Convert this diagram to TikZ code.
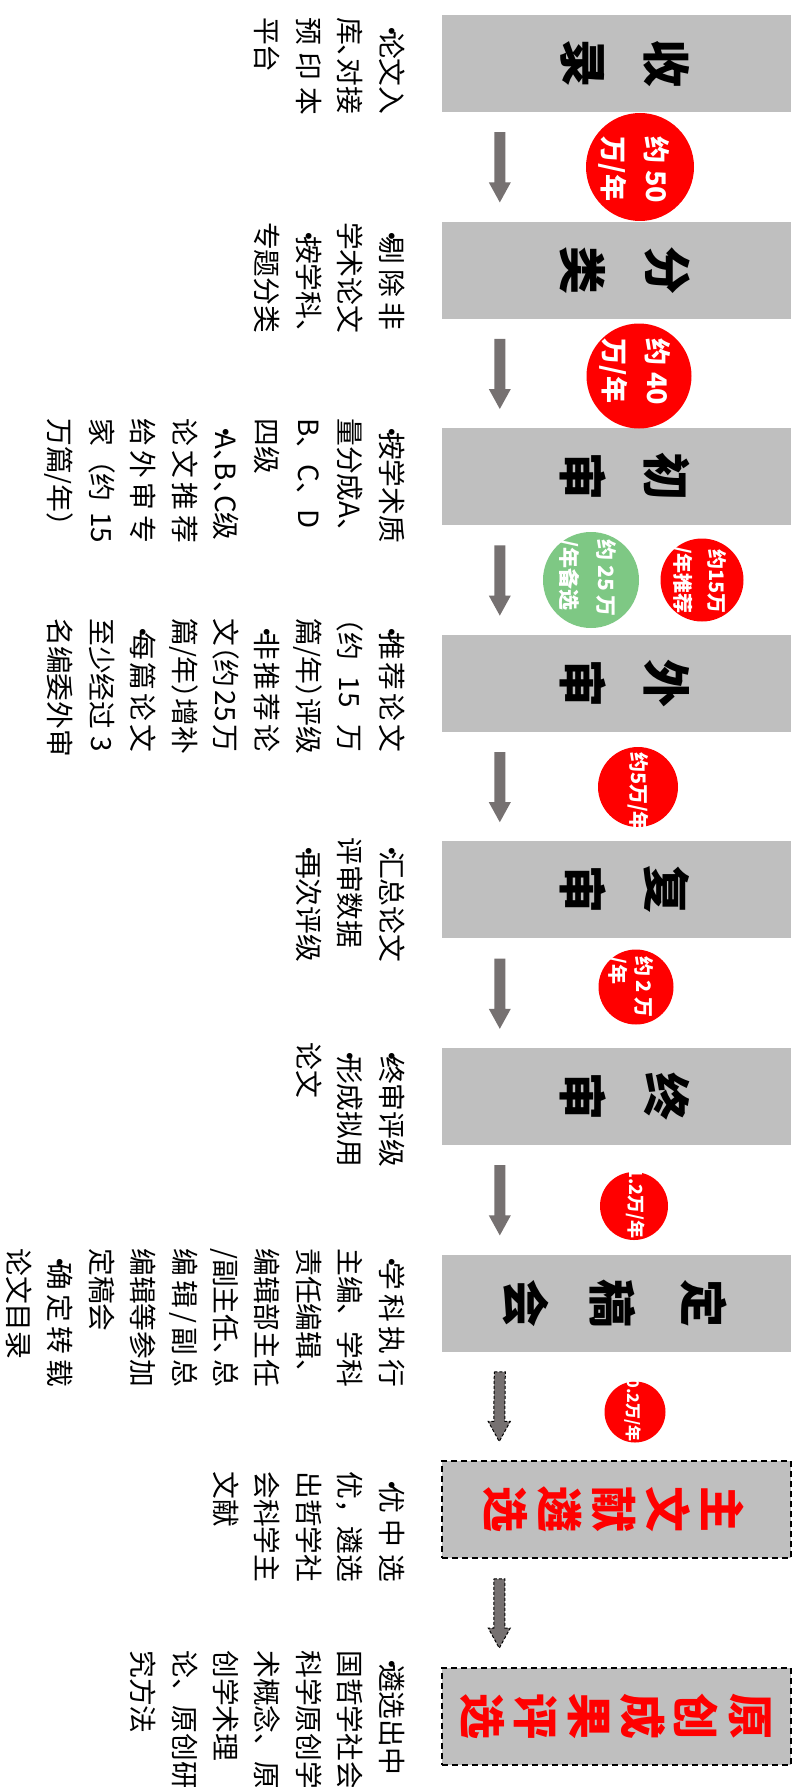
\documentclass[tikz,border=0pt]{standalone}
\usepackage{fontspec}
\setmainfont{Noto Sans CJK SC}
\usetikzlibrary{calc}
\definecolor{boxgray}{HTML}{BFBFBF}
\definecolor{arrgray}{HTML}{767171}
\definecolor{cred}{HTML}{FF0000}
\definecolor{cgreen}{HTML}{7EC884}
\newcommand\cdun{\makebox[0.5em][l]{、}}
\newcommand\clp{\makebox[0.5em][r]{（}}
\newcommand\crp{\makebox[0.5em][l]{）}}
\newcommand\cbul{\makebox[0.5em][l]{•}}
\newcommand\txtblock[4]{\foreach \myline [count=\n] in {#4}{\node[tline] (#1-\n) at ({381-41.4*(\n-1)},#2) {\makebox[#3pt][l]{\myline}};}}
\newcommand\blockarrow[3]{\path[#1] ($(#2)+(-5.5,0)$) -- ($(#2)+(5.5,0)$) -- ($(#3)+(5.5,-20)$) -- ($(#3)+(11,-20)$) -- (#3) -- ($(#3)+(-11,-20)$) -- ($(#3)+(-5.5,-20)$) -- cycle;}
\begin{document}
\begin{tikzpicture}[x=1pt,y=-1pt,
  box/.style={rectangle,fill=boxgray,minimum width=349pt,minimum height=97pt,inner sep=0pt},
  dbox/.style={box,draw=black,line width=1.5pt,dash pattern=on 6pt off 4pt},
  ttl/.style={rotate=-90,inner sep=0pt,font=\fontsize{48}{48}\selectfont\bfseries},
  rttl/.style={rotate=-90,inner sep=0pt,text=cred,font=\fontsize{46}{46}\selectfont\bfseries},
  tline/.style={anchor=base west,rotate=-90,inner sep=0pt,font=\fontsize{27.8}{33}\selectfont},
  disc/.style={circle,fill=cred,inner sep=0pt},
  dtxt/.style={rotate=-90,inner sep=0pt,text=white},
  sarrow/.style={fill=arrgray},
  darrow/.style={fill=arrgray,draw=black,line width=1pt,dash pattern=on 3pt off 2pt}]
\fill[white] (0,0) rectangle (795,1787);
\useasboundingbox (0,0) rectangle (795,1787);
% boxes
\foreach \i in {0,...,6} {\node[box] (b\i) at (616.5,{63.5+206.6*\i}) {};}
\node[dbox] (b7) at (616.5,1509.7) {};
\node[dbox] (b8) at (616.5,1716.3) {};
% arrows
\foreach \i [count=\j from 1] in {0,...,7} {
  \coordinate (as\i) at ($(b\i.south west)+(58,20)$);
  \coordinate (ae\i) at ($(b\j.north west)+(58,-19)$);
}
\foreach \i in {0,...,5} {\blockarrow{sarrow}{as\i}{ae\i}}
\blockarrow{darrow}{as6}{ae6}
\blockarrow{darrow}{as7}{ae7}
% titles
\foreach \i/\a/\b in {0/收/录,1/分/类,2/初/审,3/外/审,4/复/审,5/终/审} {
  \node[ttl] (t\i-a) at (667,{63.5+206.6*\i}) {\a};
  \node[ttl] (t\i-b) at (583,{63.5+206.6*\i}) {\b};
}
\node[ttl] (t6-a) at (704,1303.1) {定};
\node[ttl] (t6-b) at (613,1303.1) {稿};
\node[ttl] (t6-c) at (526,1303.1) {会};
\foreach \c [count=\k from 0] in {主,文,献,遴,选} {\node[rttl] (t7-\k) at ({722.5-54.25*\k},1509.7) {\c};}
\foreach \c [count=\k from 0] in {原,创,成,果,评,选} {\node[rttl] (t8-\k) at ({750-53.6*\k},1716.3) {\c};}
% circles
\node[disc,minimum size=108pt] (c1) at (640,167) {};
\node[disc,minimum size=105pt] (c2) at (639,376) {};
\node[disc,minimum size=83pt] (c3) at (702,580) {};
\node[disc,fill=cgreen,minimum size=96pt] (c3g) at (591,580) {};
\node[disc,minimum size=80pt] (c4) at (638,787) {};
\node[disc,minimum size=75pt] (c5) at (636,987) {};
\node[disc,minimum size=68pt] (c6) at (634,1206) {};
\node[disc,minimum size=61pt] (c7) at (635,1412) {};
\node[dtxt,align=left,font=\fontsize{27}{43}\selectfont\bfseries] (c1t) at ($(c1)+(-6,3)$) {约 50\\万/年};
\node[dtxt,align=left,font=\fontsize{27}{43}\selectfont\bfseries] (c2t) at ($(c2)+(-4,-4)$) {约 40\\万/年};
\node[dtxt,align=right,font=\fontsize{20}{34}\selectfont\bfseries] (c3t) at ($(c3)+(-3,0)$) {约15万\\/年推荐};
\node[dtxt,align=left,font=\fontsize{21}{37}\selectfont\bfseries] (c3gt) at ($(c3g)+(-4,-2)$) {约 25 万\\/年备选};
\node[dtxt,font=\fontsize{20}{24}\selectfont\bfseries] (c4t) at ($(c4)+(0,5)$) {约5万/年};
\node[dtxt,align=left,font=\fontsize{20}{26}\selectfont\bfseries] (c5t) at ($(c5)+(-6,0)$) {约 2 万\\/年};
\node[dtxt,font=\fontsize{18}{22}\selectfont\bfseries] (c6t) at ($(c6)+(2,-3)$) {1.2万/年};
\node[dtxt,font=\fontsize{16}{20}\selectfont\bfseries] (c7t) at ($(c7)+(-2,-2)$) {0.2万/年};
% text blocks
\txtblock{d0}{17}{98}{{\cbul 论文入},{库\cdun 对接},{预\hfill 印\hfill 本},{平台}}
\txtblock{d1}{222}{108}{{\cbul 剔\hfill 除\hfill 非},{学术论文},{\cbul 按学科\cdun},{专题分类}}
\txtblock{d2}{418}{125}{{\cbul 按学术质},{量分成A\cdun},{B、\hfill C、\hfill D\hspace{16pt}},{四级},{\cbul A\cdun B\cdun C级},{论\hfill 文\hfill 推\hfill 荐},{给\hfill 外\hfill 审\hfill 专},{家（约\hfill 15},{万篇/年）}}
\txtblock{d3}{618}{134}{{\cbul 推\hfill 荐\hfill 论\hfill 文},{\clp 约\hfill 15\hfill 万},{篇/年\crp 评级},{\cbul 非\hfill 推\hfill 荐\hfill 论},{文\clp 约\hfill 25\hfill 万},{篇/年\crp 增补},{\cbul 每\hfill 篇\hfill 论\hfill 文},{至少经过\hfill 3},{名编委外审}}
\txtblock{d4}{837}{121}{{\cbul 汇\hfill 总\hfill 论\hfill 文},{评审数据},{\cbul 再次评级}}
\txtblock{d5}{1042}{120}{{\cbul 终\hfill 审\hfill 评\hfill 级},{\cbul 形成拟用},{论文}}
\txtblock{d6}{1248}{139}{{\cbul 学\hfill 科\hfill 执\hfill 行},{主编、\hfill 学科},{责任编辑、},{编辑部主任},{/副主任\cdun\hfill 总},{编\hfill 辑\hfill /\hfill 副\hfill 总},{编辑等参加},{定稿会},{\cbul 确\hfill 定\hfill 转\hfill 载},{论文目录}}
\txtblock{d7}{1471}{111}{{\cbul 优\hfill 中\hfill 选},{优，遴选},{出哲学社},{会科学主},{文献}}
\txtblock{d8}{1650}{139}{{\cbul 遴选出中},{国哲学社会},{科学原创学},{术概念、原},{创学术理},{论、原创研},{究方法}}
\end{tikzpicture}
\end{document}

###

> _SET PROBLEM_: Using the data above, print every line exactly, omitting pictures.

> _SOLUTION FOR THIS EXERCISE_:
Convert this diagram to TikZ code.
\documentclass[tikz,border=0pt]{standalone}
\usepackage{fontspec}
\setmainfont{Noto Sans CJK SC}
\usetikzlibrary{calc}
\definecolor{boxgray}{HTML}{BFBFBF}
\definecolor{arrgray}{HTML}{767171}
\definecolor{cred}{HTML}{FF0000}
\definecolor{cgreen}{HTML}{7EC884}
\newcommand\cdun{\makebox[0.5em][l]{、}}
\newcommand\clp{\makebox[0.5em][r]{（}}
\newcommand\crp{\makebox[0.5em][l]{）}}
\newcommand\cbul{\makebox[0.5em][l]{•}}
\newcommand\txtblock[4]{\foreach \myline [count=\n] in {#4}{\node[tline] (#1-\n) at ({381-41.4*(\n-1)},#2) {\makebox[#3pt][l]{\myline}};}}
\newcommand\blockarrow[3]{\path[#1] ($(#2)+(-5.5,0)$) -- ($(#2)+(5.5,0)$) -- ($(#3)+(5.5,-20)$) -- ($(#3)+(11,-20)$) -- (#3) -- ($(#3)+(-11,-20)$) -- ($(#3)+(-5.5,-20)$) -- cycle;}
\begin{document}
\begin{tikzpicture}[x=1pt,y=-1pt,
  box/.style={rectangle,fill=boxgray,minimum width=349pt,minimum height=97pt,inner sep=0pt},
  dbox/.style={box,draw=black,line width=1.5pt,dash pattern=on 6pt off 4pt},
  ttl/.style={rotate=-90,inner sep=0pt,font=\fontsize{48}{48}\selectfont\bfseries},
  rttl/.style={rotate=-90,inner sep=0pt,text=cred,font=\fontsize{46}{46}\selectfont\bfseries},
  tline/.style={anchor=base west,rotate=-90,inner sep=0pt,font=\fontsize{27.8}{33}\selectfont},
  disc/.style={circle,fill=cred,inner sep=0pt},
  dtxt/.style={rotate=-90,inner sep=0pt,text=white},
  sarrow/.style={fill=arrgray},
  darrow/.style={fill=arrgray,draw=black,line width=1pt,dash pattern=on 3pt off 2pt}]
\fill[white] (0,0) rectangle (795,1787);
\useasboundingbox (0,0) rectangle (795,1787);
% boxes
\foreach \i in {0,...,6} {\node[box] (b\i) at (616.5,{63.5+206.6*\i}) {};}
\node[dbox] (b7) at (616.5,1509.7) {};
\node[dbox] (b8) at (616.5,1716.3) {};
% arrows
\foreach \i [count=\j from 1] in {0,...,7} {
  \coordinate (as\i) at ($(b\i.south west)+(58,20)$);
  \coordinate (ae\i) at ($(b\j.north west)+(58,-19)$);
}
\foreach \i in {0,...,5} {\blockarrow{sarrow}{as\i}{ae\i}}
\blockarrow{darrow}{as6}{ae6}
\blockarrow{darrow}{as7}{ae7}
% titles
\foreach \i/\a/\b in {0/收/录,1/分/类,2/初/审,3/外/审,4/复/审,5/终/审} {
  \node[ttl] (t\i-a) at (667,{63.5+206.6*\i}) {\a};
  \node[ttl] (t\i-b) at (583,{63.5+206.6*\i}) {\b};
}
\node[ttl] (t6-a) at (704,1303.1) {定};
\node[ttl] (t6-b) at (613,1303.1) {稿};
\node[ttl] (t6-c) at (526,1303.1) {会};
\foreach \c [count=\k from 0] in {主,文,献,遴,选} {\node[rttl] (t7-\k) at ({722.5-54.25*\k},1509.7) {\c};}
\foreach \c [count=\k from 0] in {原,创,成,果,评,选} {\node[rttl] (t8-\k) at ({750-53.6*\k},1716.3) {\c};}
% circles
\node[disc,minimum size=108pt] (c1) at (640,167) {};
\node[disc,minimum size=105pt] (c2) at (639,376) {};
\node[disc,minimum size=83pt] (c3) at (702,580) {};
\node[disc,fill=cgreen,minimum size=96pt] (c3g) at (591,580) {};
\node[disc,minimum size=80pt] (c4) at (638,787) {};
\node[disc,minimum size=75pt] (c5) at (636,987) {};
\node[disc,minimum size=68pt] (c6) at (634,1206) {};
\node[disc,minimum size=61pt] (c7) at (635,1412) {};
\node[dtxt,align=left,font=\fontsize{27}{43}\selectfont\bfseries] (c1t) at ($(c1)+(-6,3)$) {约 50\\万/年};
\node[dtxt,align=left,font=\fontsize{27}{43}\selectfont\bfseries] (c2t) at ($(c2)+(-4,-4)$) {约 40\\万/年};
\node[dtxt,align=right,font=\fontsize{20}{34}\selectfont\bfseries] (c3t) at ($(c3)+(-3,0)$) {约15万\\/年推荐};
\node[dtxt,align=left,font=\fontsize{21}{37}\selectfont\bfseries] (c3gt) at ($(c3g)+(-4,-2)$) {约 25 万\\/年备选};
\node[dtxt,font=\fontsize{20}{24}\selectfont\bfseries] (c4t) at ($(c4)+(0,5)$) {约5万/年};
\node[dtxt,align=left,font=\fontsize{20}{26}\selectfont\bfseries] (c5t) at ($(c5)+(-6,0)$) {约 2 万\\/年};
\node[dtxt,font=\fontsize{18}{22}\selectfont\bfseries] (c6t) at ($(c6)+(2,-3)$) {1.2万/年};
\node[dtxt,font=\fontsize{16}{20}\selectfont\bfseries] (c7t) at ($(c7)+(-2,-2)$) {0.2万/年};
% text blocks
\txtblock{d0}{17}{98}{{\cbul 论文入},{库\cdun 对接},{预\hfill 印\hfill 本},{平台}}
\txtblock{d1}{222}{108}{{\cbul 剔\hfill 除\hfill 非},{学术论文},{\cbul 按学科\cdun},{专题分类}}
\txtblock{d2}{418}{125}{{\cbul 按学术质},{量分成A\cdun},{B、\hfill C、\hfill D\hspace{16pt}},{四级},{\cbul A\cdun B\cdun C级},{论\hfill 文\hfill 推\hfill 荐},{给\hfill 外\hfill 审\hfill 专},{家（约\hfill 15},{万篇/年）}}
\txtblock{d3}{618}{134}{{\cbul 推\hfill 荐\hfill 论\hfill 文},{\clp 约\hfill 15\hfill 万},{篇/年\crp 评级},{\cbul 非\hfill 推\hfill 荐\hfill 论},{文\clp 约\hfill 25\hfill 万},{篇/年\crp 增补},{\cbul 每\hfill 篇\hfill 论\hfill 文},{至少经过\hfill 3},{名编委外审}}
\txtblock{d4}{837}{121}{{\cbul 汇\hfill 总\hfill 论\hfill 文},{评审数据},{\cbul 再次评级}}
\txtblock{d5}{1042}{120}{{\cbul 终\hfill 审\hfill 评\hfill 级},{\cbul 形成拟用},{论文}}
\txtblock{d6}{1248}{139}{{\cbul 学\hfill 科\hfill 执\hfill 行},{主编、\hfill 学科},{责任编辑、},{编辑部主任},{/副主任\cdun\hfill 总},{编\hfill 辑\hfill /\hfill 副\hfill 总},{编辑等参加},{定稿会},{\cbul 确\hfill 定\hfill 转\hfill 载},{论文目录}}
\txtblock{d7}{1471}{111}{{\cbul 优\hfill 中\hfill 选},{优，遴选},{出哲学社},{会科学主},{文献}}
\txtblock{d8}{1650}{139}{{\cbul 遴选出中},{国哲学社会},{科学原创学},{术概念、原},{创学术理},{论、原创研},{究方法}}
\end{tikzpicture}
\end{document}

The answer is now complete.